Speaking with the shady benefit of hindsight may not be the most honest thing to do, but it will be even more disingenuous to deny that the status of Bangladesh's ODI progress hinged to a large extent on the result of the third ODI against Sri Lanka in Colombo, which they lost by 70 runs on Saturday.
Along with it they lost the opportunity to enter the next phase in their development by notching an away series win over a higher-ranked team.
But that is not to say that there has been no progress. Bangladesh played a perfect game in the first match in Dambulla to win by 90 runs, and even more importantly, rode on Tamim Iqbal's authoritative 127 to score 324 for five on what was a slowish wicket in stifling heat.
In hindsight, it did go downhill from there. There were spells of smart cricket and high-quality execution, but it did not sustain long enough to bring the results.
The second match was on a belter of a pitch, with Bangladesh's spinners not able to get any turn whatsoever.
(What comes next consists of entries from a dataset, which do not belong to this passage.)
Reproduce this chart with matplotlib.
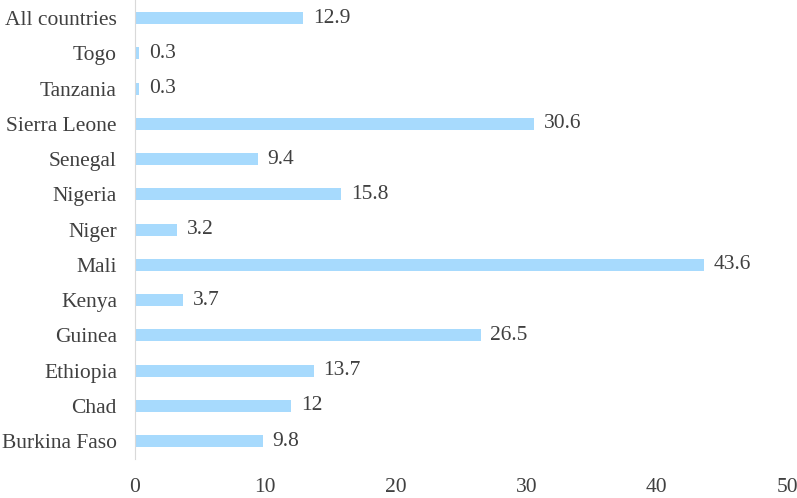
import matplotlib
matplotlib.use("Agg")
import matplotlib.pyplot as plt

# countries listed bottom to top, as drawn
countries = ['Burkina Faso', 'Chad', 'Ethiopia', 'Guinea', 'Kenya', 'Mali', 'Niger',
             'Nigeria', 'Senegal', 'Sierra Leone', 'Tanzania', 'Togo', 'All countries']
values = [9.8, 12, 13.7, 26.5, 3.7, 43.6, 3.2, 15.8, 9.4, 30.6, 0.3, 0.3, 12.9]
value_labels = ['9.8', '12', '13.7', '26.5', '3.7', '43.6', '3.2', '15.8', '9.4',
                '30.6', '0.3', '0.3', '12.9']

plt.rcParams['font.family'] = ['Liberation Serif', 'DejaVu Serif']
text_col = '#404040'
fsize = 15.5

fig = plt.figure(figsize=(7.97, 4.98), dpi=100)
ax = fig.add_axes([0.1694, 0.079, 0.8181, 0.92])

bars = ax.barh(range(len(countries)), values, height=0.34, color='#A7DAFD')
ax.bar_label(bars, labels=value_labels, padding=7, fontsize=fsize, color=text_col)

ax.set_xlim(0, 50)
ax.set_ylim(-0.5, len(countries) - 0.5)
ax.set_xticks([0, 10, 20, 30, 40, 50])
ax.set_yticks(range(len(countries)))
ax.set_yticklabels(countries)

for s in ['top', 'right', 'bottom']:
    ax.spines[s].set_visible(False)
ax.spines['left'].set_color('#D9D9D9')
ax.spines['left'].set_linewidth(0.8)

ax.tick_params(axis='x', length=0, pad=14, labelsize=fsize, labelcolor=text_col)
ax.tick_params(axis='y', length=0, pad=13, labelsize=fsize, labelcolor=text_col)

fig.savefig('out.png', dpi=100)
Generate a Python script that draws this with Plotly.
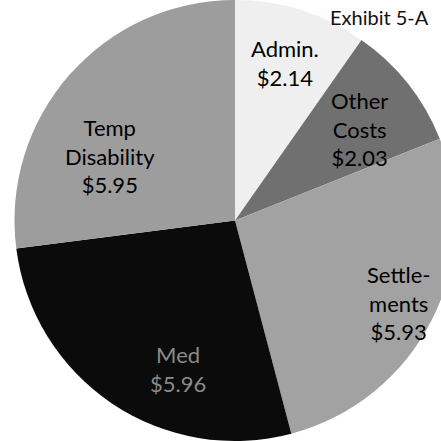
import math
import plotly.graph_objects as go

categories = ["Admin.", "Other<br>Costs", "Settle-<br>ments", "Med", "Temp<br>Disability"]
values = [2.14, 2.03, 5.93, 5.96, 5.95]
colors = ["#efefef", "#707070", "#a2a2a2", "#0b0b0b", "#9d9d9d"]
text_colors = ["#000000", "#000000", "#000000", "#8a8a8a", "#000000"]
title_text = "Exhibit 5-A"

# label placement styling (fraction of radius, angular shift in degrees)
label_radius = [0.75, 0.70, 0.83, 0.72, 0.64]
label_shift = [0, 2, 0, -13, -14]

W, H = 470, 441
fig = go.Figure(go.Pie(
    labels=categories,
    values=values,
    sort=False,
    direction="clockwise",
    rotation=0,
    marker=dict(colors=colors, line=dict(width=0)),
    textinfo="none",
    hoverinfo="label+value",
    showlegend=False,
    domain=dict(x=[0, 1], y=[0, 1]),
))

# labels placed at slice mid-angles derived from the data
total = sum(values)
R = min(W, H) / 2
cx, cy = W / 2, H / 2
annotations = []
cum = 0.0
for lab, v, tc, rf, sh in zip(categories, values, text_colors, label_radius, label_shift):
    mid = (cum + v / 2) / total * 360 + sh
    cum += v
    th = math.radians(mid)
    px = cx + rf * R * math.sin(th)
    py = cy - rf * R * math.cos(th)
    annotations.append(dict(
        text=f"{lab}<br>${v:.2f}", x=px / W, y=1 - py / H,
        xref="paper", yref="paper", showarrow=False,
        xanchor="center", yanchor="middle", align="center",
        font=dict(family="Lato", size=22, color=tc)))

annotations.append(dict(text=title_text, x=328 / W, y=1 - 3 / H,
                        xref="paper", yref="paper", showarrow=False,
                        xanchor="left", yanchor="top",
                        font=dict(family="Lato", size=20, color="#111")))

fig.update_layout(
    width=W, height=H,
    margin=dict(l=0, r=0, t=0, b=0),
    paper_bgcolor="white",
    annotations=annotations,
)

fig.write_html("out.html", config={"displayModeBar": False}, post_script=(
    "document.body.style.margin='0';"
    "document.body.style.overflow='hidden';"
    "document.documentElement.style.overflow='hidden';"
))
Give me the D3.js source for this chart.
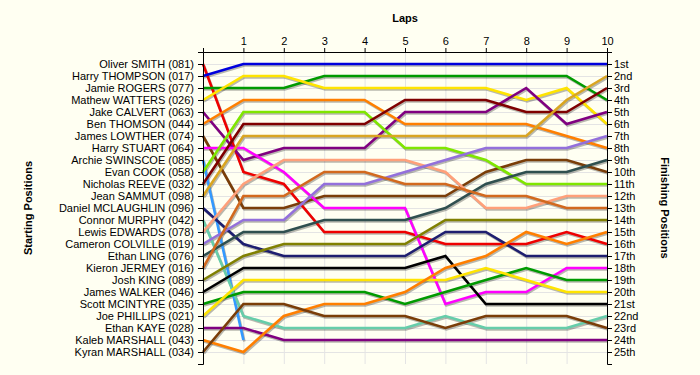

However, having been thwarted by the wicket, neither the spinners nor skipper Mashrafe Bin Mortaza had a plan B and continued to bowl on the middle and leg stump for the batsmen, particularly Kusal Mendis, to plunder runs on the leg side even with three fielders positioned on the fence on that side for a majority of the middle overs. Bangladesh did pull it back when the slog was on, conceding just 76 runs in the last 10 while taking six wickets, culminating in a Taskin Ahmed hattrick to bowl out Sri Lanka for 311.
That the game was abandoned due to rain after the first innings and Bangladesh did not have to chase under lights, with the prospect of the ball moving around in the first 10 overs, could perhaps at first be seen as not especially fortunate, but that cannot be thought any longer after the defeat on Saturday. On a very good batting pitch, with a bit of grass, Bangladesh had to chase 281 to win -- a target Mashrafe said before the match that he would be happy with -- and were reduced to 11 for three, then 155 for eight, before being all out for 210 in 44.3 overs.
Bangladesh had performed admirably on the field here too -- after being taken for 76 without loss in the first 10 overs, the bowlers and fielders combined to take nine wickets for just 204 runs in the remaining 40 overs. The change of tack that was missing in the second ODI was on display here. It was also a uniformly excellent series for Bangladesh on the field, very likely unprecedented in their history. Apart from two incredibly hard caught-and-bowled chances in the third ODI to Mashrafe and Mustafizur Rahman, a missed stumping and a ball that flew through keeper and second slip in the second ODI, the fielding was flawless throughout the series.
But it was the failure in the third match against a slightly moving ball that will make it seem that under more swinging conditions under lights in Dambulla, Bangladesh could not have chased successfully, and so make Sri Lanka the moral victors of the shared series. It was also the failure to reset after early losses, even after seeing Shakib Al Hasan and Soumya Sarkar dominate in a 77-run partnership, that can be interpreted as a team that is not yet adept at adapting to the conditions and situation at hand. Apart from the first match, Bangladesh were not able to thrive when things were not going their way; and so Sri Lanka quite fairly have the lion's share of the stalemate.
Mashrafe had said before the third match that a truly good team wins away series. A lot of progress has been made -- that the team is disappointed in a shared series in Sri Lanka is not the least of them – but not quite to the next level yet.